There are multiple ways a customer can be directed to our site. They can be organic, through referrals, or even “none”. Basically, the medium is organic if the customer was directed to our site or page via any search engine (Google, Bing, etc.). Referrals on the other hand are those links on third party websites that direct the customer to us. Lastly, “none” would be seen on GA if it was not able to detect how the customer reached us. Most of the time, though, this could result from the customer directly entering our website by typing in our URL.
It is also important to remember the use of segmentation as a means to manipulate our data. By using this method, we are able to sort through the many dimensions and metrics we have in order to display just the needed information without being overwhelmed by the other unnecessary numbers. This has been pointed out many times by Chris. For example, when we visit the source/medium category under All Traffic, and we only intend to see the users we have who reached our site by searching on Google, we can easily do this and save ourselves some time just by creating a new segment. By doing so, the page will instantly show us data that have to do with just Google as an organic medium. Segmentation is not limited to just the source/medium category, though. It is applicable to almost all categories.
Next, we discussed the UTMS to tag traffic. UTM means Urchin Tracking Module. We use this if we want to get more specific details about our traffic. I find this especially brilliant since not all sites give out the information we need. By using the UTMs, we can customize the hyperlinks we attach to the images in our ads, and even texts in our emails to be as specific as possible. An example was, if we have four images on Facebook that we tag with, one with horses, one with puppies, one with fish, and one with kittens, we can customize four different UTMs with the rest of the structure having the same content, and then changing the text in “campaign content” according to the animal in the image. That way, we are able to easily specify which of the four images prove most effective. In a way, this could actually be a good tool in testing. It is important to keep in mind though, that there is a specific structure that we must follow in order to create a UTM.

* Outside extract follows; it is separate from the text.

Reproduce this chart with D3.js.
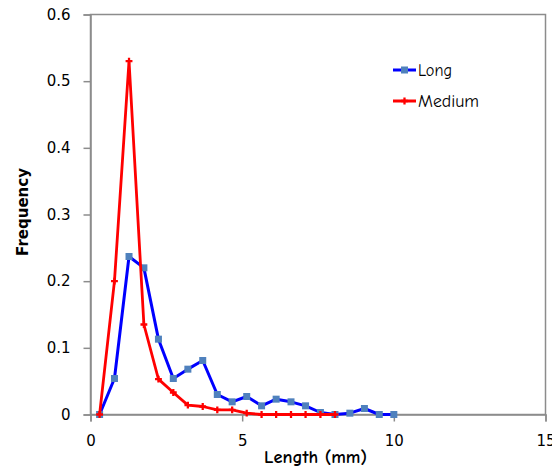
<!DOCTYPE html>
<html>
<head>
<meta charset="utf-8">
<script src="https://cdn.jsdelivr.net/npm/d3@7"></script>
<style>
  html, body { margin: 0; padding: 0; background: #fff; }
  svg { display: block; }
</style>
</head>
<body>
<svg id="chart" width="552" height="474"></svg>
<script>
// Fibre length classes (mm)
const lengths = [0.3, 0.79, 1.27, 1.76, 2.24, 2.73, 3.21, 3.70, 4.18, 4.67, 5.15,
                 5.64, 6.12, 6.61, 7.09, 7.58, 8.06, 8.55, 9.03, 9.52, 10.0];
// Frequency per class
const longFreq = [0, 0.054, 0.237, 0.220, 0.113, 0.054, 0.068, 0.081, 0.030, 0.019, 0.027,
                  0.013, 0.023, 0.019, 0.013, 0.003, 0, 0.002, 0.009, 0, 0];
const mediumFreq = [0, 0.200, 0.530, 0.135, 0.053, 0.033, 0.014, 0.012, 0.007, 0.007, 0.002,
                    0, 0, 0, 0, 0, 0];
const seriesNames = ["Long", "Medium"];
const xTicks = [0, 5, 10, 15];
const yTicks = [0, 0.1, 0.2, 0.3, 0.4, 0.5, 0.6];

const svg = d3.select("#chart");
const m = { left: 90.5, top: 14.5, right: 545.5, bottom: 414.5 };

const x = d3.scaleLinear().domain([0, 15]).range([m.left, m.right]);
const y = d3.scaleLinear().domain([0, 0.6]).range([m.bottom, m.top]);

const tickFont = "'DejaVu Sans', Verdana, sans-serif";
const comicFont = "'Comic Sans MS', 'Comic Neue', 'Open Sans', sans-serif";
const axisColor = "#8c8c8c";

// plot frame
svg.append("rect")
  .attr("x", m.left).attr("y", m.top)
  .attr("width", m.right - m.left).attr("height", m.bottom - m.top)
  .attr("fill", "none").attr("stroke", axisColor).attr("stroke-width", 1.5);

// axes
const xAxis = svg.append("g")
  .attr("transform", `translate(0,${m.bottom})`)
  .call(d3.axisBottom(x).tickValues(xTicks).tickSize(7).tickPadding(14).tickFormat(d3.format("d")));
const yAxis = svg.append("g")
  .attr("transform", `translate(${m.left},0)`)
  .call(d3.axisLeft(y).tickValues(yTicks).tickSize(7).tickPadding(13)
    .tickFormat(d => d === 0 ? "0" : d3.format(".1f")(d)));

[xAxis, yAxis].forEach(g => {
  g.select(".domain").attr("stroke", axisColor).attr("stroke-width", 1.5);
  g.selectAll(".tick line").attr("stroke", axisColor).attr("stroke-width", 1.5);
  g.selectAll(".tick text").attr("fill", "#000")
    .style("font-family", tickFont).style("font-size", "15px");
});

// axis titles
svg.append("text")
  .attr("x", 315.5).attr("y", 463)
  .attr("text-anchor", "middle")
  .attr("textLength", 103).attr("lengthAdjust", "spacingAndGlyphs")
  .style("font-family", comicFont).style("font-size", "17px").style("font-weight", "bold")
  .text("Length (mm)");
svg.append("text")
  .attr("transform", "translate(28,212) rotate(-90)")
  .attr("text-anchor", "middle")
  .style("font-family", "'DejaVu Sans', Verdana, sans-serif").style("font-size", "15px").style("font-weight", "bold")
  .text("Frequency");

const line = d3.line().x(d => x(d[0])).y(d => y(d[1]));
const longPts = lengths.map((l, i) => [l, longFreq[i]]);
const medPts = mediumFreq.map((v, i) => [lengths[i], v]);

// Long series
svg.append("path").datum(longPts)
  .attr("d", line).attr("fill", "none")
  .attr("stroke", "#0000ff").attr("stroke-width", 3).attr("stroke-linejoin", "round");
svg.selectAll(".sq").data(longPts).join("rect")
  .attr("x", d => x(d[0]) - 3.5).attr("y", d => y(d[1]) - 3.5)
  .attr("width", 7).attr("height", 7).attr("fill", "#4f81bd");

// Medium series
svg.append("path").datum(medPts)
  .attr("d", line).attr("fill", "none")
  .attr("stroke", "#ff0000").attr("stroke-width", 2.8).attr("stroke-linejoin", "round");
const cross = d3.symbol().type(d3.symbolCross).size(26);
svg.selectAll(".cr").data(medPts).join("path")
  .attr("transform", d => `translate(${x(d[0])},${y(d[1])})`)
  .attr("d", cross).attr("fill", "#ff0000");

// legend
const legend = [
  { name: seriesNames[0], color: "#0000ff", marker: "sq", y: 70, w: 34 },
  { name: seriesNames[1], color: "#ff0000", marker: "cr", y: 101, w: 61 }
];
legend.forEach(it => {
  svg.append("line").attr("x1", 393).attr("x2", 416).attr("y1", it.y).attr("y2", it.y)
    .attr("stroke", it.color).attr("stroke-width", 3);
  if (it.marker === "sq") {
    svg.append("rect").attr("x", 401).attr("y", it.y - 3.5).attr("width", 7).attr("height", 7)
      .attr("fill", "#4f81bd");
  } else {
    svg.append("path").attr("transform", `translate(404.5,${it.y})`).attr("d", cross).attr("fill", "#ff0000");
  }
  svg.append("text").attr("x", 418).attr("y", it.y + 5.5)
    .attr("textLength", it.w).attr("lengthAdjust", "spacingAndGlyphs")
    .style("font-family", comicFont).style("font-size", "17px")
    .text(it.name);
});
</script>
</body>
</html>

Additionally, in terms of data about referrals, customization is a great way to make sure we get sufficient information. More often than not, when we start to view data about referrals, we are greeted with a bunch of numbers that we do not need. That is not to say that we may eventually need them, but usually, we only require the most vital ones, hence filtering could prove a useful tool in eliminating the rest.
Following the subject of UTMs and customization of traffic, now we talk about goals. By context, it would be very easy for anyone to define a goal. For any business, it usually is about leads, or simply a successful purchase. Most of the time, goals correlate to completion. But it is also important to set goals that are not specific to completion but rather milestones that we may experience in the process of achieving completion. Hence, these goals, since they differ from business to business, do not come readily set up when we begin to use GA. These specific goals have to be manually defined and setup by us as we start our journey.
Lastly, analyzing reports was discussed to sort of finish up the GA Beginner course. After we have done all the filtering, segmentation and tagging, we are then able to manipulate the data we are provided and are able to extract just the specific ones we need. Our job does not end in obtaining said data, though. Once we have them, we need to analyze these reports in order to interpret them and come up with the next step in our process.
In analyzing reports, Chris talked about the QIA framework, which stands for Questions, Information and Answer. In using the framework, we need to know which questions to ask, the information we need to answer them, and the action we are going to take based on those answers.
To sum it up, this second half of the GA Beginner course revolved mostly around how we could manipulate the data we are given, which data to look for, and how to understand them once we have them. I know it would still surprise some people when they first see the GA page with all its graphs, numbers and codes. Honestly, I was one of those people at first. Seeing GA for the first time was overwhelming for me, but now that I have finished the beginner course, it is suddenly not very scary. I just know now that I need to familiarize myself more with the processes. Now those intimidating numbers stand for something, and I know what they are. I actually understand them.
I am especially glad that Chris Mercer was the one to teach the lesson, because his method has just been outstanding. Although the topics are indeed technical and sometimes hard to wrap my head around, his delivery does not make me feel like I an idiot. So, I cannot wait for the succeeding lessons from him.